### Required task
Retype, exactly as they stand, the lines from the start of the data to the line that contains "const tickEvery = 8;", both ends included. Leave the pictures out.

### Available data
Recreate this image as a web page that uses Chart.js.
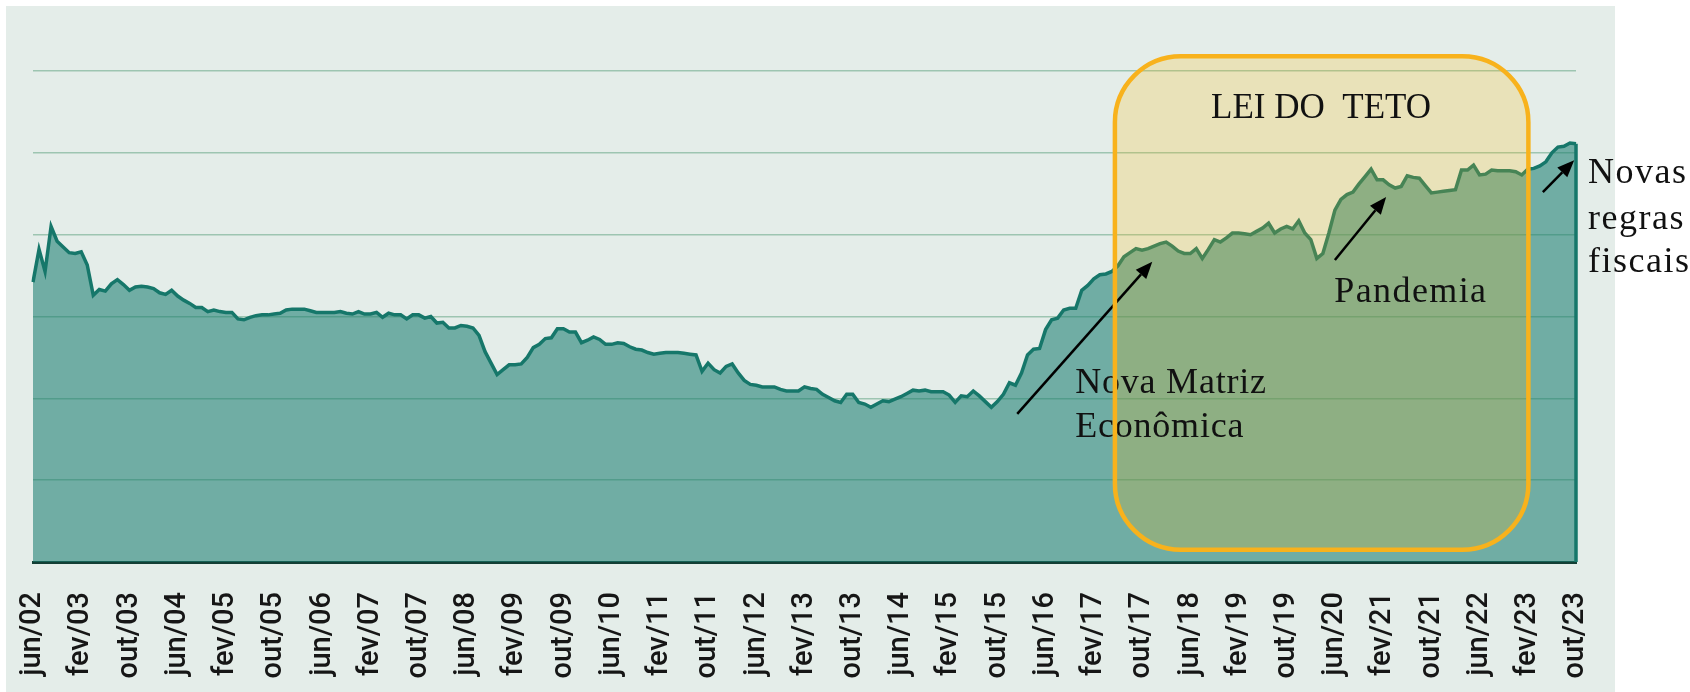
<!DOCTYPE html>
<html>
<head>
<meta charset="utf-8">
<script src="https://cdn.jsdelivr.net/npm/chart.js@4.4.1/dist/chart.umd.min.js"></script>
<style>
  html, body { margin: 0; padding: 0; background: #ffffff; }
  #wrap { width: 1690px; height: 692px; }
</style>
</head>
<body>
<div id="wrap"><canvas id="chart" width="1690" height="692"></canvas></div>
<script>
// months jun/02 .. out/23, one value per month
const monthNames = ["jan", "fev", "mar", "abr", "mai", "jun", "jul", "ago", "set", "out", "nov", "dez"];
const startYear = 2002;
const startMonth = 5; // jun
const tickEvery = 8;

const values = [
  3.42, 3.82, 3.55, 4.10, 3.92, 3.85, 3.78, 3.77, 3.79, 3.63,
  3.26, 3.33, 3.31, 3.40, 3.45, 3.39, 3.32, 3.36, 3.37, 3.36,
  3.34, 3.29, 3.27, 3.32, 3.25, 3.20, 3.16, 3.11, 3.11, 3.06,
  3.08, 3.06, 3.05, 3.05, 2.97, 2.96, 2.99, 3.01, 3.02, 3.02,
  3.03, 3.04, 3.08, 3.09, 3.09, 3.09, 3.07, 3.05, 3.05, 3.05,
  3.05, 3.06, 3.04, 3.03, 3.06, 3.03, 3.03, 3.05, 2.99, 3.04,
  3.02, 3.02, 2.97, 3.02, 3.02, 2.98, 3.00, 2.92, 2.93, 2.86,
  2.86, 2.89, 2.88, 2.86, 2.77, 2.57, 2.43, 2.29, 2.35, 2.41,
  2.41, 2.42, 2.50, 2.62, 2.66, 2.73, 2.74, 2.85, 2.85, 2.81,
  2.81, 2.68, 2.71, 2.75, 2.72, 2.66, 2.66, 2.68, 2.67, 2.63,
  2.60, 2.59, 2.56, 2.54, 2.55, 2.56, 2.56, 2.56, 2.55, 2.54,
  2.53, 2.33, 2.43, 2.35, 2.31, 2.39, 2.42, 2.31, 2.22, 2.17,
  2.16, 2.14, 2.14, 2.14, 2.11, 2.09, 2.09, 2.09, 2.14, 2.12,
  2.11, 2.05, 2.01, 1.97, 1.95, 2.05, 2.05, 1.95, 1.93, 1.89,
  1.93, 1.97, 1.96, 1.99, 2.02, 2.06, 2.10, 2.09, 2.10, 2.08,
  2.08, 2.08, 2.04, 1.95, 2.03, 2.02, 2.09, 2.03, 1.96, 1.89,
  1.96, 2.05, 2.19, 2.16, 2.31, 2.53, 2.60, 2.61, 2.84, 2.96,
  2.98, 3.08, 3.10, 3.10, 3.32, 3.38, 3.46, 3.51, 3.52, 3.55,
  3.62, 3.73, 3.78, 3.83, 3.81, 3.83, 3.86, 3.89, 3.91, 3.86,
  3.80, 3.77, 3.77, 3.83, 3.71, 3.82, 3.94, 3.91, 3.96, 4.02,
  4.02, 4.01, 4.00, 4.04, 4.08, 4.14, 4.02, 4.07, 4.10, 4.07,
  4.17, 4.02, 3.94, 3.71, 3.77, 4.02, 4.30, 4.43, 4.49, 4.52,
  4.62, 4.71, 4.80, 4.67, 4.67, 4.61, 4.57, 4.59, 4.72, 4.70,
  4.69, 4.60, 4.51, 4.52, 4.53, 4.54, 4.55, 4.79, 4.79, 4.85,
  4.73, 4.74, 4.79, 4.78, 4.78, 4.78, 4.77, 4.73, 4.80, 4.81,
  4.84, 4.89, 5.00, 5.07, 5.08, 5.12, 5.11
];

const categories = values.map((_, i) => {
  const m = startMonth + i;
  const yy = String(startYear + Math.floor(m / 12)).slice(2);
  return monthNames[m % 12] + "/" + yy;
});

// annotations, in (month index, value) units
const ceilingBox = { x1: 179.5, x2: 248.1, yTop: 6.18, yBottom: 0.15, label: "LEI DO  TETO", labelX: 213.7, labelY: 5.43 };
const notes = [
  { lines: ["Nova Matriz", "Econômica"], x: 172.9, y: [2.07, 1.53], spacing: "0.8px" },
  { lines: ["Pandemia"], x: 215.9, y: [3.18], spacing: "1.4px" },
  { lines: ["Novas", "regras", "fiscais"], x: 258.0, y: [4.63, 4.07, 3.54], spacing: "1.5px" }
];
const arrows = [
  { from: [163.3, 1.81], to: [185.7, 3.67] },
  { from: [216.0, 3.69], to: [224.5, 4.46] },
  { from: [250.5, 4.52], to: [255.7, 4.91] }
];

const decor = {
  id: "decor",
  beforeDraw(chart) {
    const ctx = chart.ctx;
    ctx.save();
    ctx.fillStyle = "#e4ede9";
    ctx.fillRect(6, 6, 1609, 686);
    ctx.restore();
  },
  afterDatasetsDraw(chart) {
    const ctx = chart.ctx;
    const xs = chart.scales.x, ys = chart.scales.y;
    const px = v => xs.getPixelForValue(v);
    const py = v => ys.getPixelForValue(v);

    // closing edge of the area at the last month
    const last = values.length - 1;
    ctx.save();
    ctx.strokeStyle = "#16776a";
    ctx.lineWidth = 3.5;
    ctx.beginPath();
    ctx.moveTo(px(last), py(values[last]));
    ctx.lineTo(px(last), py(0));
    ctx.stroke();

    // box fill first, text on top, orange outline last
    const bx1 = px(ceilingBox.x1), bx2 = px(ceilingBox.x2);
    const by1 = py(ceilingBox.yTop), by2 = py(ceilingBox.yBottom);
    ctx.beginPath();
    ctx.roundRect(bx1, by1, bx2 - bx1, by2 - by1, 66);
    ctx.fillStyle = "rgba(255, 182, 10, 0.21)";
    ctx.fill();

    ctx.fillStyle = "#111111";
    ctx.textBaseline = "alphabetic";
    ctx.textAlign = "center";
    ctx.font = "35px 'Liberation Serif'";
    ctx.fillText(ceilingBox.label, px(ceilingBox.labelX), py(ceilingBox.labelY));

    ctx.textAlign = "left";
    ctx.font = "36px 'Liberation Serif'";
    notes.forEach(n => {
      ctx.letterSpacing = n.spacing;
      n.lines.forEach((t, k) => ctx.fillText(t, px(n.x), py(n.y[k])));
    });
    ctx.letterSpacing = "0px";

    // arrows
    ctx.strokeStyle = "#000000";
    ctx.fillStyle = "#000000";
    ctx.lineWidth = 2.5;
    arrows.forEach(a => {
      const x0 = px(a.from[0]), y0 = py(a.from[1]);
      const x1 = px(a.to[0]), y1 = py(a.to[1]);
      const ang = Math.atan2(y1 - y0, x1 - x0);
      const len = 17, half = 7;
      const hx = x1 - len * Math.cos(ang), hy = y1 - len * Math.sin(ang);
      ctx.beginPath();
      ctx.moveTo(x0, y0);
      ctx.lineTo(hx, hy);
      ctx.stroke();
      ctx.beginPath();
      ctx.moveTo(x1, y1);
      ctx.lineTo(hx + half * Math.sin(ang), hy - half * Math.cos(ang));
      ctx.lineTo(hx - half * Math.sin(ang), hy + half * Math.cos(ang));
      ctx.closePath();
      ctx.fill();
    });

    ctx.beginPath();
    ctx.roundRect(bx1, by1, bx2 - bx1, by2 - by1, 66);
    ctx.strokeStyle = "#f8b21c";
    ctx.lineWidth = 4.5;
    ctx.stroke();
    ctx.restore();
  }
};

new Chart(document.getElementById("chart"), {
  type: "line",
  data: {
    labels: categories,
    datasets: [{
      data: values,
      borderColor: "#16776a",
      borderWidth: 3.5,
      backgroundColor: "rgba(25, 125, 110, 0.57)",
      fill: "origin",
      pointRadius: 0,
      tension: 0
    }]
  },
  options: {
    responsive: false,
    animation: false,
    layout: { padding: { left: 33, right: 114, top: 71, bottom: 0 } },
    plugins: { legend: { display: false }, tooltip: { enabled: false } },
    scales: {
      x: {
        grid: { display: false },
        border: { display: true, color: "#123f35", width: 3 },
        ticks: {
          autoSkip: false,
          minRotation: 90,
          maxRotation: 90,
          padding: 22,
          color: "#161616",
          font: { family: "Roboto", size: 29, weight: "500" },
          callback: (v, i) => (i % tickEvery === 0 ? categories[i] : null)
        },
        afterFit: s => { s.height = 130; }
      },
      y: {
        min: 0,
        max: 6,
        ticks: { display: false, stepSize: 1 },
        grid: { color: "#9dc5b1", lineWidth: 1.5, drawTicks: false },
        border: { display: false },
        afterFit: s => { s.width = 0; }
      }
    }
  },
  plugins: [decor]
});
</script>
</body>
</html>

### Response to the exercise
Recreate this image as a web page that uses Chart.js.
<!DOCTYPE html>
<html>
<head>
<meta charset="utf-8">
<script src="https://cdn.jsdelivr.net/npm/chart.js@4.4.1/dist/chart.umd.min.js"></script>
<style>
  html, body { margin: 0; padding: 0; background: #ffffff; }
  #wrap { width: 1690px; height: 692px; }
</style>
</head>
<body>
<div id="wrap"><canvas id="chart" width="1690" height="692"></canvas></div>
<script>
// months jun/02 .. out/23, one value per month
const monthNames = ["jan", "fev", "mar", "abr", "mai", "jun", "jul", "ago", "set", "out", "nov", "dez"];
const startYear = 2002;
const startMonth = 5; // jun
const tickEvery = 8;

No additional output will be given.